Start of Provided material
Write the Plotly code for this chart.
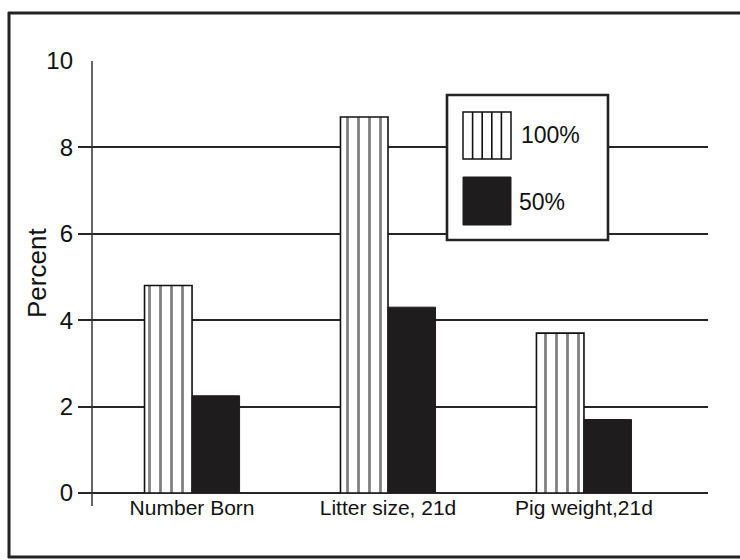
import plotly.graph_objects as go

categories = ["Number Born", "Litter size, 21d", "Pig weight,21d"]
series_names = ["100%", "50%"]
values_100 = [4.8, 8.7, 3.7]
values_50 = [2.25, 4.3, 1.7]
y_ticks = [0, 2, 4, 6, 8, 10]

W, H = 740, 560
L, R, T, B = 78, 32, 60, 67
PW, PH = W - L - R, H - T - B
YMAX = 10.02


def px(x):
    return (x - L) / PW


def py(y):
    return (H - B - y) / PH


INK = "#111111"
FONT = "Liberation Sans, Arial, sans-serif"

fig = go.Figure()
fig.add_trace(go.Bar(
    x=categories, y=values_100, name=series_names[0],
    marker=dict(color="white", line=dict(color=INK, width=1.6),
                pattern=dict(shape="|", size=11, solidity=0.25,
                             fgcolor="#000", bgcolor="white", fillmode="overlay")),
    showlegend=False,
))
fig.add_trace(go.Bar(
    x=categories, y=values_50, name=series_names[1],
    marker=dict(color="#1e1c1c", line=dict(color="#1e1c1c", width=1)),
    showlegend=False,
))

shapes = []
# y-axis line (offset from the grid start)
shapes.append(dict(type="line", xref="paper", yref="paper",
                   x0=px(92), x1=px(92), y0=py(61), y1=py(506),
                   line=dict(color="#333", width=1.5)))
# outer frame (left, top, bottom)
frame = dict(color="#222", width=3)
shapes.append(dict(type="line", xref="paper", yref="paper",
                   x0=px(9), x1=px(9), y0=py(12), y1=py(558), line=frame))
shapes.append(dict(type="line", xref="paper", yref="paper",
                   x0=px(8), x1=px(742), y0=py(13), y1=py(13), line=frame))
shapes.append(dict(type="line", xref="paper", yref="paper",
                   x0=px(8), x1=px(742), y0=py(557), y1=py(557), line=frame))
# legend box
shapes.append(dict(type="rect", xref="paper", yref="paper",
                   x0=px(447), x1=px(608), y0=py(240), y1=py(95),
                   fillcolor="white", line=dict(color="#222", width=2.6), layer="above"))
# legend patterned swatch
shapes.append(dict(type="rect", xref="paper", yref="paper",
                   x0=px(463), x1=px(511), y0=py(159), y1=py(112),
                   fillcolor="white", line=dict(color=INK, width=1.5), layer="above"))
for i in range(1, 5):
    xs = 463 + i * (511 - 463) / 5
    shapes.append(dict(type="line", xref="paper", yref="paper",
                       x0=px(xs), x1=px(xs), y0=py(159), y1=py(112),
                       line=dict(color=INK, width=1.6), layer="above"))
# legend solid swatch
shapes.append(dict(type="rect", xref="paper", yref="paper",
                   x0=px(463), x1=px(511), y0=py(225), y1=py(177),
                   fillcolor="#1e1c1c", line=dict(color="#1e1c1c", width=1), layer="above"))

annotations = [
    dict(text=series_names[0], xref="paper", yref="paper", x=px(519), y=py(135),
         xanchor="left", yanchor="middle", showarrow=False,
         font=dict(family=FONT, size=23, color=INK)),
    dict(text=series_names[1], xref="paper", yref="paper", x=px(517), y=py(202),
         xanchor="left", yanchor="middle", showarrow=False,
         font=dict(family=FONT, size=23, color=INK)),
    dict(text="Percent", xref="paper", yref="paper", x=px(37), y=py(273),
         xanchor="center", yanchor="middle", textangle=-90, showarrow=False,
         font=dict(family=FONT, size=26, color=INK)),
]

fig.update_layout(
    width=W, height=H,
    margin=dict(l=L, r=R, t=T, b=B, pad=0),
    paper_bgcolor="white", plot_bgcolor="white",
    barmode="group", bargap=0.515, bargroupgap=0,
    shapes=shapes, annotations=annotations,
    showlegend=False,
)
fig.update_xaxes(
    type="category", range=[-0.582, 2.633],
    showgrid=False, showline=False, zeroline=False, ticks="",
    tickfont=dict(family=FONT, size=21, color=INK),
)
fig.update_yaxes(
    range=[0, YMAX], tickvals=y_ticks, ticktext=[str(v) for v in y_ticks],
    showgrid=True, gridcolor="#262626", gridwidth=1.6,
    zeroline=True, zerolinecolor="#262626", zerolinewidth=1.8,
    showline=False, ticks="", ticklabelstandoff=4,
    tickfont=dict(family=FONT, size=24, color=INK),
)

fig.write_html("out.html", config={"displayModeBar": False},
               post_script="document.body.style.margin='0';document.body.style.padding='0';document.body.style.overflow='hidden';")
End of Provided material
What is asked ::
Keep the pictures out of the copy and write out the data exactly as it stands.

Result for this task ::
Write the Plotly code for this chart.
import plotly.graph_objects as go

categories = ["Number Born", "Litter size, 21d", "Pig weight,21d"]
series_names = ["100%", "50%"]
values_100 = [4.8, 8.7, 3.7]
values_50 = [2.25, 4.3, 1.7]
y_ticks = [0, 2, 4, 6, 8, 10]

W, H = 740, 560
L, R, T, B = 78, 32, 60, 67
PW, PH = W - L - R, H - T - B
YMAX = 10.02


def px(x):
    return (x - L) / PW


def py(y):
    return (H - B - y) / PH


INK = "#111111"
FONT = "Liberation Sans, Arial, sans-serif"

fig = go.Figure()
fig.add_trace(go.Bar(
    x=categories, y=values_100, name=series_names[0],
    marker=dict(color="white", line=dict(color=INK, width=1.6),
                pattern=dict(shape="|", size=11, solidity=0.25,
                             fgcolor="#000", bgcolor="white", fillmode="overlay")),
    showlegend=False,
))
fig.add_trace(go.Bar(
    x=categories, y=values_50, name=series_names[1],
    marker=dict(color="#1e1c1c", line=dict(color="#1e1c1c", width=1)),
    showlegend=False,
))

shapes = []
# y-axis line (offset from the grid start)
shapes.append(dict(type="line", xref="paper", yref="paper",
                   x0=px(92), x1=px(92), y0=py(61), y1=py(506),
                   line=dict(color="#333", width=1.5)))
# outer frame (left, top, bottom)
frame = dict(color="#222", width=3)
shapes.append(dict(type="line", xref="paper", yref="paper",
                   x0=px(9), x1=px(9), y0=py(12), y1=py(558), line=frame))
shapes.append(dict(type="line", xref="paper", yref="paper",
                   x0=px(8), x1=px(742), y0=py(13), y1=py(13), line=frame))
shapes.append(dict(type="line", xref="paper", yref="paper",
                   x0=px(8), x1=px(742), y0=py(557), y1=py(557), line=frame))
# legend box
shapes.append(dict(type="rect", xref="paper", yref="paper",
                   x0=px(447), x1=px(608), y0=py(240), y1=py(95),
                   fillcolor="white", line=dict(color="#222", width=2.6), layer="above"))
# legend patterned swatch
shapes.append(dict(type="rect", xref="paper", yref="paper",
                   x0=px(463), x1=px(511), y0=py(159), y1=py(112),
                   fillcolor="white", line=dict(color=INK, width=1.5), layer="above"))
for i in range(1, 5):
    xs = 463 + i * (511 - 463) / 5
    shapes.append(dict(type="line", xref="paper", yref="paper",
                       x0=px(xs), x1=px(xs), y0=py(159), y1=py(112),
                       line=dict(color=INK, width=1.6), layer="above"))
# legend solid swatch
shapes.append(dict(type="rect", xref="paper", yref="paper",
                   x0=px(463), x1=px(511), y0=py(225), y1=py(177),
                   fillcolor="#1e1c1c", line=dict(color="#1e1c1c", width=1), layer="above"))

annotations = [
    dict(text=series_names[0], xref="paper", yref="paper", x=px(519), y=py(135),
         xanchor="left", yanchor="middle", showarrow=False,
         font=dict(family=FONT, size=23, color=INK)),
    dict(text=series_names[1], xref="paper", yref="paper", x=px(517), y=py(202),
         xanchor="left", yanchor="middle", showarrow=False,
         font=dict(family=FONT, size=23, color=INK)),
    dict(text="Percent", xref="paper", yref="paper", x=px(37), y=py(273),
         xanchor="center", yanchor="middle", textangle=-90, showarrow=False,
         font=dict(family=FONT, size=26, color=INK)),
]

fig.update_layout(
    width=W, height=H,
    margin=dict(l=L, r=R, t=T, b=B, pad=0),
    paper_bgcolor="white", plot_bgcolor="white",
    barmode="group", bargap=0.515, bargroupgap=0,
    shapes=shapes, annotations=annotations,
    showlegend=False,
)
fig.update_xaxes(
    type="category", range=[-0.582, 2.633],
    showgrid=False, showline=False, zeroline=False, ticks="",
    tickfont=dict(family=FONT, size=21, color=INK),
)
fig.update_yaxes(
    range=[0, YMAX], tickvals=y_ticks, ticktext=[str(v) for v in y_ticks],
    showgrid=True, gridcolor="#262626", gridwidth=1.6,
    zeroline=True, zerolinecolor="#262626", zerolinewidth=1.8,
    showline=False, ticks="", ticklabelstandoff=4,
    tickfont=dict(family=FONT, size=24, color=INK),
)

fig.write_html("out.html", config={"displayModeBar": False},
               post_script="document.body.style.margin='0';document.body.style.padding='0';document.body.style.overflow='hidden';")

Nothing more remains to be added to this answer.